• Work to do: From the material below, list every line containing "page".

• Data supplied:
begin

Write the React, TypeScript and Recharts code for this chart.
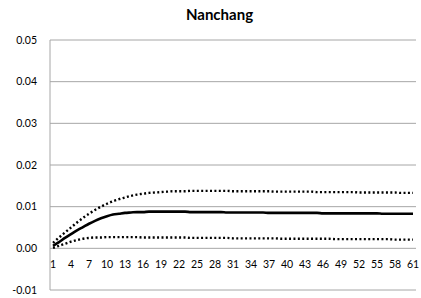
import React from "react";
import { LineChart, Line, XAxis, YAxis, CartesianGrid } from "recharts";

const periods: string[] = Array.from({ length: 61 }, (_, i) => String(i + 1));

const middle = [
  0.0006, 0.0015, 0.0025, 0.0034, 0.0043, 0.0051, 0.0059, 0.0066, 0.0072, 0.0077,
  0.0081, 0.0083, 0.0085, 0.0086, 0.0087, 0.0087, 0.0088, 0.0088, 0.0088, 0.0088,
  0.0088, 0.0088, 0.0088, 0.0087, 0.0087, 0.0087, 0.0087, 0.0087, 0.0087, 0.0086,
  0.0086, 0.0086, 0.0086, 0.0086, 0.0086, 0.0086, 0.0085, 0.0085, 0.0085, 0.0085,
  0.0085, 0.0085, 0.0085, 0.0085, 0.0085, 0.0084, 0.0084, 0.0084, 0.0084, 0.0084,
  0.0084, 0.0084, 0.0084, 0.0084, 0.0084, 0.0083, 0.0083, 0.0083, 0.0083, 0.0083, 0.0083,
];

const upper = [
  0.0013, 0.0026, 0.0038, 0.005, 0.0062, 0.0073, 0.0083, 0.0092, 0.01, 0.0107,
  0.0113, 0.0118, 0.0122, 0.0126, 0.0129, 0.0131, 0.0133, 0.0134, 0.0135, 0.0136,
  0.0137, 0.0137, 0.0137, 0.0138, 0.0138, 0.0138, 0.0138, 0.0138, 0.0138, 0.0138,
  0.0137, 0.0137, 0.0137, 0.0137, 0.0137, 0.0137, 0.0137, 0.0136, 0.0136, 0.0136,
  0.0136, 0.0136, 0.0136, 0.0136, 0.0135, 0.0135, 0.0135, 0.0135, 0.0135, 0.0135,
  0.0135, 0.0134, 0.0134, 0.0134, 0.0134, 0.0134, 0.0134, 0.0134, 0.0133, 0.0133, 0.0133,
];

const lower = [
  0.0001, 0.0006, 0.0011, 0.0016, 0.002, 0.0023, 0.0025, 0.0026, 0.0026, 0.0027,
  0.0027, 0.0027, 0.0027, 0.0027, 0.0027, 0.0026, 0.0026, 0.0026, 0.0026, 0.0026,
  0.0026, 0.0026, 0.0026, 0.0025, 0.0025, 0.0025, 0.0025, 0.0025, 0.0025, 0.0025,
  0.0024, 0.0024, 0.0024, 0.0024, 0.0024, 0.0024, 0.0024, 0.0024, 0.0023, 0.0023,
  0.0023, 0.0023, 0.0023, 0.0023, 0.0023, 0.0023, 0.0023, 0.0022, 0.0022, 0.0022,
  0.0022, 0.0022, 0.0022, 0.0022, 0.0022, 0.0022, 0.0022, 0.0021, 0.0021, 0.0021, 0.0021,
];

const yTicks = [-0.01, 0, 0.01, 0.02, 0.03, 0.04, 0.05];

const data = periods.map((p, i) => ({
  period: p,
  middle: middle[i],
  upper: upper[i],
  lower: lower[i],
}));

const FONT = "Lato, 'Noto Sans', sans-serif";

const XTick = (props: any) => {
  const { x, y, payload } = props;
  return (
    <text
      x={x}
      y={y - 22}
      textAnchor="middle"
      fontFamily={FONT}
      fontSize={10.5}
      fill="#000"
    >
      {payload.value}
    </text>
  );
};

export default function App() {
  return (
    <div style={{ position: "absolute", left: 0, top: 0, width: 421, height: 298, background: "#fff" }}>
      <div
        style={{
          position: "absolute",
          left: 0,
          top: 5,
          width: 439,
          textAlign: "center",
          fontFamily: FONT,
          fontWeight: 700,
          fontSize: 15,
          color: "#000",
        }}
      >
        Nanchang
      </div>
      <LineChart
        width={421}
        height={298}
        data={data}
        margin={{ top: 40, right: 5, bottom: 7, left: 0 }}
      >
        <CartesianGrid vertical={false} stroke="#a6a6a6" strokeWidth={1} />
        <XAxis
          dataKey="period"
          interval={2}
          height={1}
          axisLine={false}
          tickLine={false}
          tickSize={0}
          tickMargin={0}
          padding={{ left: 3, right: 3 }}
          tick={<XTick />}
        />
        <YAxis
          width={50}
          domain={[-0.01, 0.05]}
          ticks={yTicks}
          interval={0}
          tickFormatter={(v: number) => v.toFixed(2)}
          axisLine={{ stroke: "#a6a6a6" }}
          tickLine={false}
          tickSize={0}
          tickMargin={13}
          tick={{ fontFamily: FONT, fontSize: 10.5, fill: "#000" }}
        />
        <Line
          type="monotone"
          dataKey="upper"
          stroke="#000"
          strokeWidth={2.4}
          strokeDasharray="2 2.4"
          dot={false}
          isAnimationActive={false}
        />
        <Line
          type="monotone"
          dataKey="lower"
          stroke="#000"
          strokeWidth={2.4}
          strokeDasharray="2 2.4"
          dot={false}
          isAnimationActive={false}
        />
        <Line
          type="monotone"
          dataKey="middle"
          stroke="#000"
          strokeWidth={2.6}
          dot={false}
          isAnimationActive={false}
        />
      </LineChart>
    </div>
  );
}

end
begin

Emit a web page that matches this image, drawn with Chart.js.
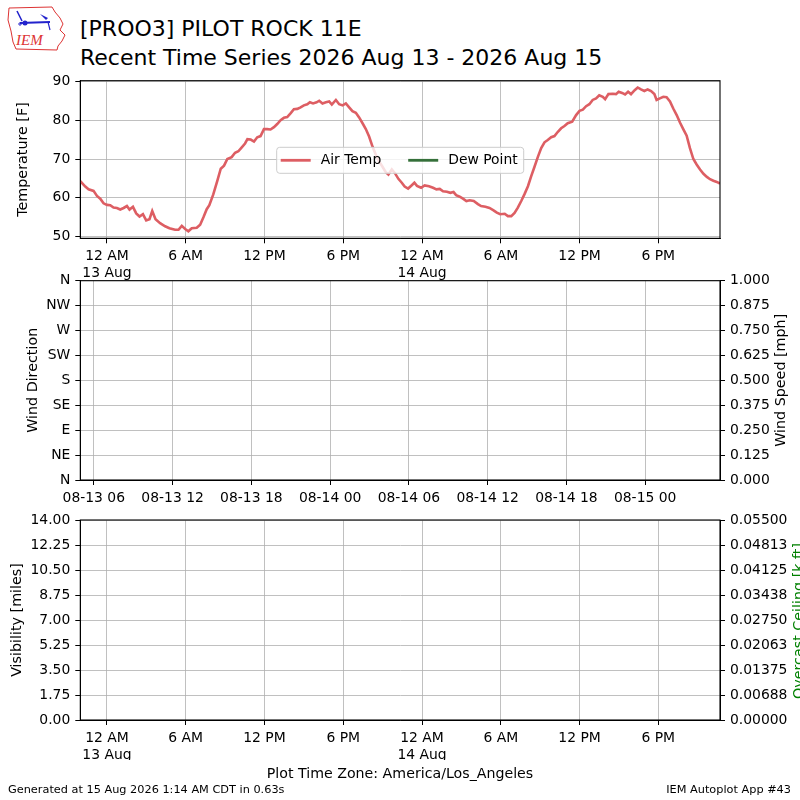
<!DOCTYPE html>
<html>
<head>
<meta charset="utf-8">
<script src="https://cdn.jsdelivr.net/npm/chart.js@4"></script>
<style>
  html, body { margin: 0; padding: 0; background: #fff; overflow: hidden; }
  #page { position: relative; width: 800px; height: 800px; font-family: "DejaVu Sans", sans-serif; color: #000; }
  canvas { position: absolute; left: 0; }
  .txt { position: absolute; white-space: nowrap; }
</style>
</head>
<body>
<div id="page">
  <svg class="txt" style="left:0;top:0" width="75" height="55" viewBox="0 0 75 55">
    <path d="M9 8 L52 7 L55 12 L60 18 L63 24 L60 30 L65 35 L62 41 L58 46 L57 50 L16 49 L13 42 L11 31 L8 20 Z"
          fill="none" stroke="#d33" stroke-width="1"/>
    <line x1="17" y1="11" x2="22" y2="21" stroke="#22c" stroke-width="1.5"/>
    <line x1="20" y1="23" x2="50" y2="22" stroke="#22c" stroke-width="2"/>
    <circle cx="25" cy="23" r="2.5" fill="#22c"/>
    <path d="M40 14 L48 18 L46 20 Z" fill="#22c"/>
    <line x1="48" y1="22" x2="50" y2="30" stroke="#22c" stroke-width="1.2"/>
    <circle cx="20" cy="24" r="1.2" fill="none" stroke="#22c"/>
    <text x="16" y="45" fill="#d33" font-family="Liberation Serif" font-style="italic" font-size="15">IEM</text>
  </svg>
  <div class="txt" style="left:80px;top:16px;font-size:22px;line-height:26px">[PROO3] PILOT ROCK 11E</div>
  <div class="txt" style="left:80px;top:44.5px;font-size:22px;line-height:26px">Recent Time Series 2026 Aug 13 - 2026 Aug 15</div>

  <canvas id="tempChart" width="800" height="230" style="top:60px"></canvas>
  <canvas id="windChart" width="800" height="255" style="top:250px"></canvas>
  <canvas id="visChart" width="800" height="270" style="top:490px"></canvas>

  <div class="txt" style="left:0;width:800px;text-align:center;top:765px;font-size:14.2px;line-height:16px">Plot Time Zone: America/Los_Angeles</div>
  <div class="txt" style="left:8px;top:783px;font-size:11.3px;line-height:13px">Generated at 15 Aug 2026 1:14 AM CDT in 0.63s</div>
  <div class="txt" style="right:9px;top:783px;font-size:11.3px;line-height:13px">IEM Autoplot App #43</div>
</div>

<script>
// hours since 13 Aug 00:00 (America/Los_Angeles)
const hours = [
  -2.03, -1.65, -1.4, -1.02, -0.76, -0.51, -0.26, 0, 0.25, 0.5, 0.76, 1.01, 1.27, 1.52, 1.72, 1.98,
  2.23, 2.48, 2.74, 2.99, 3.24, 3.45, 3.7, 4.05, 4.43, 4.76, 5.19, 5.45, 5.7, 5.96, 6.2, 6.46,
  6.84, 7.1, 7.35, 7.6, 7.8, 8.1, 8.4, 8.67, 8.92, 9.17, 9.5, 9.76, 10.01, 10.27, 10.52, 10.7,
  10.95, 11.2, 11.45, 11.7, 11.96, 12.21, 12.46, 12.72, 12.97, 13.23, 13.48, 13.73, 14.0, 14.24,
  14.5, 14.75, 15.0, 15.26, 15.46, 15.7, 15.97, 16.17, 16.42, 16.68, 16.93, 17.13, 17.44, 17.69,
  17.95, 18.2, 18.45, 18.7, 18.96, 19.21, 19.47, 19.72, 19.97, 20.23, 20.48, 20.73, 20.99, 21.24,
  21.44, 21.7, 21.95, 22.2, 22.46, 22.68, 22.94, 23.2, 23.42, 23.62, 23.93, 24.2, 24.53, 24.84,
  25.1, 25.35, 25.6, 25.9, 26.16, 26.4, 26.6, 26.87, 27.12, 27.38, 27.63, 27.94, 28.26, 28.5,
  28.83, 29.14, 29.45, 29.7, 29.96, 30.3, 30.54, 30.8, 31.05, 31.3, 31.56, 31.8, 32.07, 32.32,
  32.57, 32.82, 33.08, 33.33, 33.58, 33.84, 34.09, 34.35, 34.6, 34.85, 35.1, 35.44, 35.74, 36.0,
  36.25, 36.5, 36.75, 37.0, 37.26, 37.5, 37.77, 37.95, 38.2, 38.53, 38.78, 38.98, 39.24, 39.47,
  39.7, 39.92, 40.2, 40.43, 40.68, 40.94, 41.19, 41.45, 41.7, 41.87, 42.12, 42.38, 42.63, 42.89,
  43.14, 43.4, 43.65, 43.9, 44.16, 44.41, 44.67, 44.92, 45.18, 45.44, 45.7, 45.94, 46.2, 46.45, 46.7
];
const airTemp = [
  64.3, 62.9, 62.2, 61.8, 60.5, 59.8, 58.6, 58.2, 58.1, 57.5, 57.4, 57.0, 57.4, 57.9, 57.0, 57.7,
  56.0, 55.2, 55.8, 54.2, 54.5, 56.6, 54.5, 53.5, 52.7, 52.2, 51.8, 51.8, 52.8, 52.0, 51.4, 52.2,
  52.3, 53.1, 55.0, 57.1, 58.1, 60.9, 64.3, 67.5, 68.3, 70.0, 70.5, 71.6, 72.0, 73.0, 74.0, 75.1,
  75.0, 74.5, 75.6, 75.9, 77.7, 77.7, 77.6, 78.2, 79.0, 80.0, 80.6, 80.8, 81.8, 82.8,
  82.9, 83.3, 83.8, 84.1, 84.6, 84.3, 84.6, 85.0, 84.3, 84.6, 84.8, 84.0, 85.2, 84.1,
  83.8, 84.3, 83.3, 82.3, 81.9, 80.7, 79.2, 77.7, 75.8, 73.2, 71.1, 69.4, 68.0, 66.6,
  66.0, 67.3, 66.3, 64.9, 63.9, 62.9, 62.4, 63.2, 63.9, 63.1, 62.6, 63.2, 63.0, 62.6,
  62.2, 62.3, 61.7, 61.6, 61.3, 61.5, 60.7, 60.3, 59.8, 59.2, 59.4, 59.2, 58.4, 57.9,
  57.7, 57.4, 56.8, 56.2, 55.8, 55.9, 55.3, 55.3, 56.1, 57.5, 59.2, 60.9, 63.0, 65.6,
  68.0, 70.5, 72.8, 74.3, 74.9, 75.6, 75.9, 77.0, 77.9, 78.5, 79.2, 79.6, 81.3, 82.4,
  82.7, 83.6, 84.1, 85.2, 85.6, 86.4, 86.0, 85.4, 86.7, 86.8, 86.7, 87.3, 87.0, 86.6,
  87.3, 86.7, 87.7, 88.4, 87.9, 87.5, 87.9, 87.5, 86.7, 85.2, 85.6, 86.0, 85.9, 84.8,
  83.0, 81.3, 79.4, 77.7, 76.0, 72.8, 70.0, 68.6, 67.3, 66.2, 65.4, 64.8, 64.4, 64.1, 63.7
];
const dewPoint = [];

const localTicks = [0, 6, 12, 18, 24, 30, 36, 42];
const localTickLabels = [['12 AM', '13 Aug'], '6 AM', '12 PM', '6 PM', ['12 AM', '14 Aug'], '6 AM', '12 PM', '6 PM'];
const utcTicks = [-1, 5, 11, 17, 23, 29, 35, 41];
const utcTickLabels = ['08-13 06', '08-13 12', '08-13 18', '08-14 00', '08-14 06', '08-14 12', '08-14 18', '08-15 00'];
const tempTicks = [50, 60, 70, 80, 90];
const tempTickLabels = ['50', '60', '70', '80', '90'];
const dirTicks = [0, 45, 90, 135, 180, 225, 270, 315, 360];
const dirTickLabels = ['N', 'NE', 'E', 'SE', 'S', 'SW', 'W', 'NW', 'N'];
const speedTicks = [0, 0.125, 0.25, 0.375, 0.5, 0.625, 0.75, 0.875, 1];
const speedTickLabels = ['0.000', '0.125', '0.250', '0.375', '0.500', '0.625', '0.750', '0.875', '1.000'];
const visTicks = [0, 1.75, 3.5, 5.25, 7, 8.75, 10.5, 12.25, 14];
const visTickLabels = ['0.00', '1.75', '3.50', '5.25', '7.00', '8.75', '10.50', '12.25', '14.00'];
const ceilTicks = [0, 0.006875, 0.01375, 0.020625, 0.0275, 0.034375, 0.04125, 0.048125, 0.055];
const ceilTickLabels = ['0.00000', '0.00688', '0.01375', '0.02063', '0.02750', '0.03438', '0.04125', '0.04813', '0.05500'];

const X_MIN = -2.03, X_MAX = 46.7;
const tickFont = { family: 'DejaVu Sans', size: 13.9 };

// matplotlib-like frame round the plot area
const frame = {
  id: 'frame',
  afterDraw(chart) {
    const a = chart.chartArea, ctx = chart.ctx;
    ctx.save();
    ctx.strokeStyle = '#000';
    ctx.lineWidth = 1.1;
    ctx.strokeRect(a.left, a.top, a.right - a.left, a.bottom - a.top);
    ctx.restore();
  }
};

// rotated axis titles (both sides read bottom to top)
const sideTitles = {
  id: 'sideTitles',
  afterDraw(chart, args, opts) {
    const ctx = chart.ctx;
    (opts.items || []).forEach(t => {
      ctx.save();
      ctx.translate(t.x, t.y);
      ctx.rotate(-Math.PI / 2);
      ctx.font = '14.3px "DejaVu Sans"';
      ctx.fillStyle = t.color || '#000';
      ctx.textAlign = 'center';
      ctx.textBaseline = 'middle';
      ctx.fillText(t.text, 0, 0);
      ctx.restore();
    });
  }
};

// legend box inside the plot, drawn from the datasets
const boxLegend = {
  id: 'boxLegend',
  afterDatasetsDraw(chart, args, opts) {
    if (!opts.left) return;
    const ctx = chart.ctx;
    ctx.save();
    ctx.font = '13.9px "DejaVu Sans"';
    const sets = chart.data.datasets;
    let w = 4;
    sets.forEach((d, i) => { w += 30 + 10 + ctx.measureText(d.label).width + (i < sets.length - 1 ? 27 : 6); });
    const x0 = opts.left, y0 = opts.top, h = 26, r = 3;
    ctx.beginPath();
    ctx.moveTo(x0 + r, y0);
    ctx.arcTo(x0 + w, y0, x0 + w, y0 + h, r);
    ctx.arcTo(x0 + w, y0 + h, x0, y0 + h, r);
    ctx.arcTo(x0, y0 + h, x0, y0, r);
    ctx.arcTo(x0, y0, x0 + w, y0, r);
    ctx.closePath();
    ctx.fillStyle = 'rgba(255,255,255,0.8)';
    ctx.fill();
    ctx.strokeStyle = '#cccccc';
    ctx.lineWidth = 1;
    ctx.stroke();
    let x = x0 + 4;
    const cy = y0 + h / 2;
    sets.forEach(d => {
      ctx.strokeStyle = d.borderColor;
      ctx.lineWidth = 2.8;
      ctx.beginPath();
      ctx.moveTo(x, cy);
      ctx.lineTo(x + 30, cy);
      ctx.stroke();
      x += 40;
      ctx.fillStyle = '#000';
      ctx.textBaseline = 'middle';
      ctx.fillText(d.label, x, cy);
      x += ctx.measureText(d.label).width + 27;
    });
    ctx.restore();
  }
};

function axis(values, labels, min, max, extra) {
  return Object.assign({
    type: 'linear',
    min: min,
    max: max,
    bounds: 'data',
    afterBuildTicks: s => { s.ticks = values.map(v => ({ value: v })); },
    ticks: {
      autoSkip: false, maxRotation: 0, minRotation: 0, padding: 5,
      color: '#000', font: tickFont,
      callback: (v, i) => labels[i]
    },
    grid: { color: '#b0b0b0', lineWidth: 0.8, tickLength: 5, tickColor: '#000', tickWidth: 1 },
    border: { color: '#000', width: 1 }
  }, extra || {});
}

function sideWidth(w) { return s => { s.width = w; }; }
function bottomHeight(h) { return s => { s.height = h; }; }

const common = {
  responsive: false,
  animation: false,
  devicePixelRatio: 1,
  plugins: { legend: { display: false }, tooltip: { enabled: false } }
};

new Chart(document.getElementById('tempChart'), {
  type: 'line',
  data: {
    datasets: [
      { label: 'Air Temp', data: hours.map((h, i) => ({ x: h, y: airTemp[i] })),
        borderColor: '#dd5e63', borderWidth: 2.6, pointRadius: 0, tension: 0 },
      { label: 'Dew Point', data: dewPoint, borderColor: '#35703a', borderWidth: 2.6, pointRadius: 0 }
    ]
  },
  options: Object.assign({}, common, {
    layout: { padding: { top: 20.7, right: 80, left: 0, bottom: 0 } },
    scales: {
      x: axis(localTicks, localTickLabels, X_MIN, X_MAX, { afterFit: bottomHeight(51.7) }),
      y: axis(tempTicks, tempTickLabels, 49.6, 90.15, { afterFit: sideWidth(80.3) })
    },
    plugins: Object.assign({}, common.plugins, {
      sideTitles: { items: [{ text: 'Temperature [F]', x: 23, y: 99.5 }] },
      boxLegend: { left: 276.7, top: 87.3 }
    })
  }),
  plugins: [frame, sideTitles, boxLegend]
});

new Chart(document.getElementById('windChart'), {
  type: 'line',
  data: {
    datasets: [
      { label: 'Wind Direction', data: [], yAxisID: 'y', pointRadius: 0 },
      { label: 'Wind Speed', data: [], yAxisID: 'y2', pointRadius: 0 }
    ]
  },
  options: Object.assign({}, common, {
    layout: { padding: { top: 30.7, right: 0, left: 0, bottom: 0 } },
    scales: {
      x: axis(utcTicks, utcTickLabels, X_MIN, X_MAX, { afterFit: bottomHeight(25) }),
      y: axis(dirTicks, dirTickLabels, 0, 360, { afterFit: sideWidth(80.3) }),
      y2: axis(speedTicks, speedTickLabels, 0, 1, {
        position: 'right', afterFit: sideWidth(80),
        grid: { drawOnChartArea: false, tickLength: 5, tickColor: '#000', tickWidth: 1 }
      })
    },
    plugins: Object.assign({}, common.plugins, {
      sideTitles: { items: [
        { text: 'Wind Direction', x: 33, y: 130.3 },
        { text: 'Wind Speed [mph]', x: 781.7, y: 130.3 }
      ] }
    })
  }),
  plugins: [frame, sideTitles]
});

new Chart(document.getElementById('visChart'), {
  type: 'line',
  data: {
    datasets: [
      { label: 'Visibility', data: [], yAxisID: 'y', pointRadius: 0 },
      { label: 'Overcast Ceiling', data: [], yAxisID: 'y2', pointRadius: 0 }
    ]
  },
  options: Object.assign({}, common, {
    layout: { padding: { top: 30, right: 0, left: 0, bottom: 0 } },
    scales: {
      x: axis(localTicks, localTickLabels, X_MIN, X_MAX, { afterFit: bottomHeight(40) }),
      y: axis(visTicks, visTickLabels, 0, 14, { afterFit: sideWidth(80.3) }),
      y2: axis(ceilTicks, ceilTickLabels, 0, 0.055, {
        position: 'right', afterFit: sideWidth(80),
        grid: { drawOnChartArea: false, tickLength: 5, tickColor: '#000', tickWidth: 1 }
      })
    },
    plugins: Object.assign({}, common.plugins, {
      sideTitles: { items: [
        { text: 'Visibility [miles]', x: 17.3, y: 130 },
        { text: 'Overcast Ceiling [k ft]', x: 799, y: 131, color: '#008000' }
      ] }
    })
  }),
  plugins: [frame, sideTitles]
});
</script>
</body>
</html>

end

• Finished task:
Emit a web page that matches this image, drawn with Chart.js.
  #page { position: relative; width: 800px; height: 800px; font-family: "DejaVu Sans", sans-serif; color: #000; }
<div id="page">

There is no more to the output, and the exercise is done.